Check each line of the records below and collect those that include the word "React".

* [Supplied records]
↓

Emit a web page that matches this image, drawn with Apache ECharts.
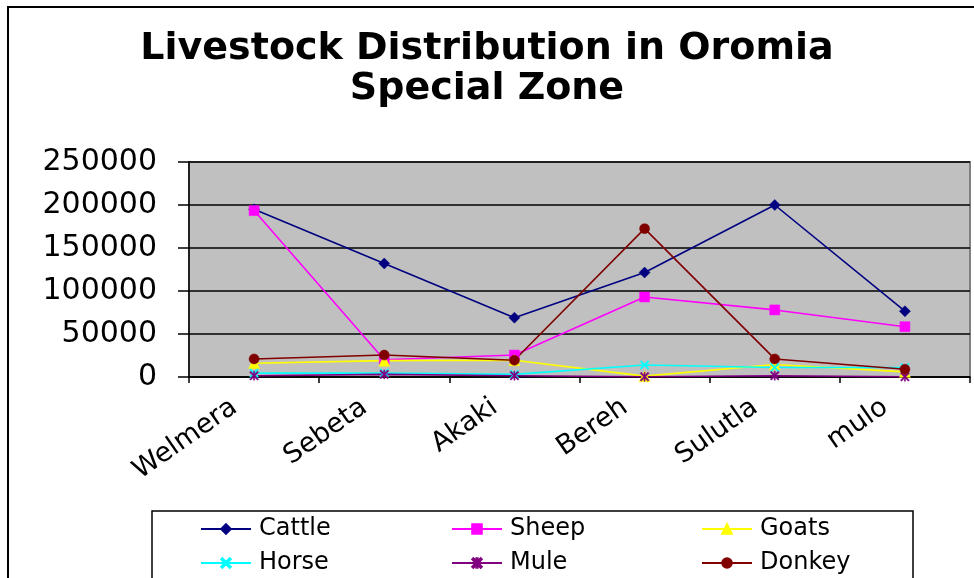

↑
↓

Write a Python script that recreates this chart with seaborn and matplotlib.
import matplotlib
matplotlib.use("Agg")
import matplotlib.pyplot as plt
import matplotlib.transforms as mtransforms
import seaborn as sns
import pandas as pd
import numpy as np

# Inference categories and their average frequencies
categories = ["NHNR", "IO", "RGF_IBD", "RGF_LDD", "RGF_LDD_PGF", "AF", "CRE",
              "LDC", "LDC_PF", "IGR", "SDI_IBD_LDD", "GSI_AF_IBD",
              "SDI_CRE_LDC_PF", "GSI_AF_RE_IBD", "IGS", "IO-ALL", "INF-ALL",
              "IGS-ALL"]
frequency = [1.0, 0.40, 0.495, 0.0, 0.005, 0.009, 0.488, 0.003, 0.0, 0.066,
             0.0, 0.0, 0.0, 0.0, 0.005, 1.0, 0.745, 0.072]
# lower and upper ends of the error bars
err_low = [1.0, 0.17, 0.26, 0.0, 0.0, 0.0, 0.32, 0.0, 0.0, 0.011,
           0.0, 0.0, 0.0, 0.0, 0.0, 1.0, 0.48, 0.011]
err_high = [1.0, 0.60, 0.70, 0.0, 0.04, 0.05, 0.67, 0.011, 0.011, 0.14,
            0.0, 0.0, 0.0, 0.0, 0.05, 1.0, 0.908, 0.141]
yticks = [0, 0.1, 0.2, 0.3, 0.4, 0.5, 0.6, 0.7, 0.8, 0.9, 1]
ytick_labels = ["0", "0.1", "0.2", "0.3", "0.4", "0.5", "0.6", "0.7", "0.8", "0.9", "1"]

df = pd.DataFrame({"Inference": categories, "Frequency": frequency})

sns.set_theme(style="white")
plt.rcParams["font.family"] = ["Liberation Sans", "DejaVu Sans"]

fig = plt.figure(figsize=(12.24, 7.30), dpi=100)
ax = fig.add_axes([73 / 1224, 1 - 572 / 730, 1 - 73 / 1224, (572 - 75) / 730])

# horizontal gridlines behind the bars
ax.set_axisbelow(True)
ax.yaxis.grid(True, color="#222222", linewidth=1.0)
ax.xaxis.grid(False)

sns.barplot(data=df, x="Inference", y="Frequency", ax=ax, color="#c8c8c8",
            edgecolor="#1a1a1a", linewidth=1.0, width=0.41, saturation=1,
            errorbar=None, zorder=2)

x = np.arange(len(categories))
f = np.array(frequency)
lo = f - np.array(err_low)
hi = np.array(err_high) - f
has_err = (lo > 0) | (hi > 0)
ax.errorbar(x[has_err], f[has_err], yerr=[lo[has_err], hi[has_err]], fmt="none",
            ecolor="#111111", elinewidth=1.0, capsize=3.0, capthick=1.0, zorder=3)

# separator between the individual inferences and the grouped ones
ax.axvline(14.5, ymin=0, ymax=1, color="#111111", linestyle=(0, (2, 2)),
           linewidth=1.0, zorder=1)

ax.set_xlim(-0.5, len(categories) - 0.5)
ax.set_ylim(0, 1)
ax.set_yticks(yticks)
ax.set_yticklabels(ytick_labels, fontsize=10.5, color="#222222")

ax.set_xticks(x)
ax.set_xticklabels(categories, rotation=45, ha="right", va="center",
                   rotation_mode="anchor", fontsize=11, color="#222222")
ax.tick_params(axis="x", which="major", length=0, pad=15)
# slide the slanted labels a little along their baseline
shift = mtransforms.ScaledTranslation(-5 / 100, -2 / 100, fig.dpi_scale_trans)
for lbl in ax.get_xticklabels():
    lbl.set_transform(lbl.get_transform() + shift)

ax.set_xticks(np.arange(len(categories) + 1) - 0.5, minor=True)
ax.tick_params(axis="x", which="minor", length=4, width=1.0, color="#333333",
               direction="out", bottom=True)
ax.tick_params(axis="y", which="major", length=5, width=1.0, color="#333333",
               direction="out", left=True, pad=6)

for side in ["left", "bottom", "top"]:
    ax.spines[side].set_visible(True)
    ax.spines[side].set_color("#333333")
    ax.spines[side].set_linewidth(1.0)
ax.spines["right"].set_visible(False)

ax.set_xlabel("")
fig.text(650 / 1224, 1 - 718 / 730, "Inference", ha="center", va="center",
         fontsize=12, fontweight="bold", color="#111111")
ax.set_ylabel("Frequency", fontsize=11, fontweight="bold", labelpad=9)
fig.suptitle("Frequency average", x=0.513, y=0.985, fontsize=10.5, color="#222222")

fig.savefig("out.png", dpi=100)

↑
↓

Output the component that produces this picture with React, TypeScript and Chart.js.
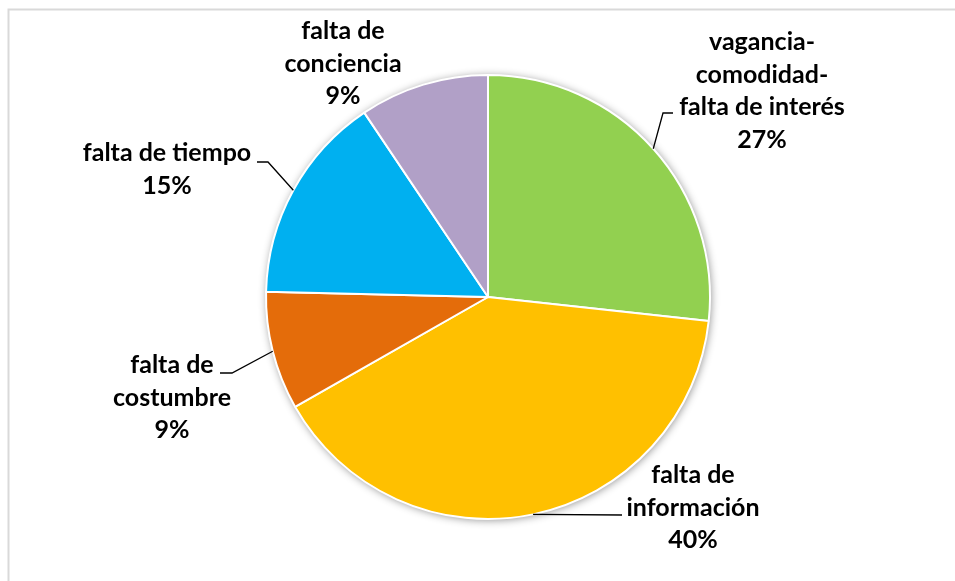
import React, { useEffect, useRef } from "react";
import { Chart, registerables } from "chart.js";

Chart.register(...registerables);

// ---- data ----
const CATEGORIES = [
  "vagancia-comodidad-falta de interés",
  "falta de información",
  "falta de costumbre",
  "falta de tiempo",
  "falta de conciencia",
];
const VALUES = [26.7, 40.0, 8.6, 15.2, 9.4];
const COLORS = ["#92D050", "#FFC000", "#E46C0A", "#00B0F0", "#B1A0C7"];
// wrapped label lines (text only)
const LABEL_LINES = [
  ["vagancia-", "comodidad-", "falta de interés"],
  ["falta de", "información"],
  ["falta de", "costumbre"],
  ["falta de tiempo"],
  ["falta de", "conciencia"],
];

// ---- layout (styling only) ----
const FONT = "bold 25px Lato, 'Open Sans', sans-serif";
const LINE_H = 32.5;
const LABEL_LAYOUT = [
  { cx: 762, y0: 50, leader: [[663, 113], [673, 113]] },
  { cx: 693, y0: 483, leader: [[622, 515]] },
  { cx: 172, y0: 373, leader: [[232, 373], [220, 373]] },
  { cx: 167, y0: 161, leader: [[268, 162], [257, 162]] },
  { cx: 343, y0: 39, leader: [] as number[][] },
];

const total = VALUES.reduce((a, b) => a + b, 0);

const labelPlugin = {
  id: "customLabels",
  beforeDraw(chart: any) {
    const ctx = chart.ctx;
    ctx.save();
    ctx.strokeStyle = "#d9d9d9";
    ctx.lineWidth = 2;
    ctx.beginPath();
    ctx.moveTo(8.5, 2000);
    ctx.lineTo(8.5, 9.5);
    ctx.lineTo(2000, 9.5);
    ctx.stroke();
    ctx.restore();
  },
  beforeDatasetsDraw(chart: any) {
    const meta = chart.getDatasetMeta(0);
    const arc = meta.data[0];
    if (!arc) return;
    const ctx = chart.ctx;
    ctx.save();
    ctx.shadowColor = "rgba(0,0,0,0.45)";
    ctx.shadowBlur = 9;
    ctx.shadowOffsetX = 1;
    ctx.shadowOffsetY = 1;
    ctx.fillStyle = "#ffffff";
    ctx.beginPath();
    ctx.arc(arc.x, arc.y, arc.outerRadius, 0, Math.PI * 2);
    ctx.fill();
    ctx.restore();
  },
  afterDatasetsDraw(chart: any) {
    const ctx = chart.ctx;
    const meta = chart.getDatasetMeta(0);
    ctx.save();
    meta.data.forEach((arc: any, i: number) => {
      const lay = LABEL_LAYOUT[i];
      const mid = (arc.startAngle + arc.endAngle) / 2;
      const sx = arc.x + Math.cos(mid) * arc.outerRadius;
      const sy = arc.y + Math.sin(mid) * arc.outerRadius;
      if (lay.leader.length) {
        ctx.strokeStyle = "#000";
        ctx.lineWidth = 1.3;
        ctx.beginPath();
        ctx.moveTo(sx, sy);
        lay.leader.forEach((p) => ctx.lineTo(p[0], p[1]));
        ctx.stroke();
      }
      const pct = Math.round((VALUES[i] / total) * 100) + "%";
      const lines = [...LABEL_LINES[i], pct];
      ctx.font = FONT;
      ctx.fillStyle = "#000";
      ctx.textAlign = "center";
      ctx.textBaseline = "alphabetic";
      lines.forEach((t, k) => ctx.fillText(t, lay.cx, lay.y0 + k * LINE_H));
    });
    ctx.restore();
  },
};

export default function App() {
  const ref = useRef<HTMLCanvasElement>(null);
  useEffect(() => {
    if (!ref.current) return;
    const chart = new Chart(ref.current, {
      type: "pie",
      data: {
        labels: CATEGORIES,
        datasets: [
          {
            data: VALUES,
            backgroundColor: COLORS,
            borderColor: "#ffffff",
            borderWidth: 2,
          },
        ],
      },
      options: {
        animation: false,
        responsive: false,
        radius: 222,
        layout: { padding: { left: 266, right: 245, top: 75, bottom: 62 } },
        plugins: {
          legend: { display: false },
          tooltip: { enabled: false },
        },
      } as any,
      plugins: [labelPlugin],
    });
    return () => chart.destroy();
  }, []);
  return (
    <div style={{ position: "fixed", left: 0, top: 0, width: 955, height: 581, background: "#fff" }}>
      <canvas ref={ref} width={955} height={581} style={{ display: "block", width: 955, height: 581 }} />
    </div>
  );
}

↑

* [Solved exercise]
Output the component that produces this picture with React, TypeScript and Chart.js.
import React, { useEffect, useRef } from "react";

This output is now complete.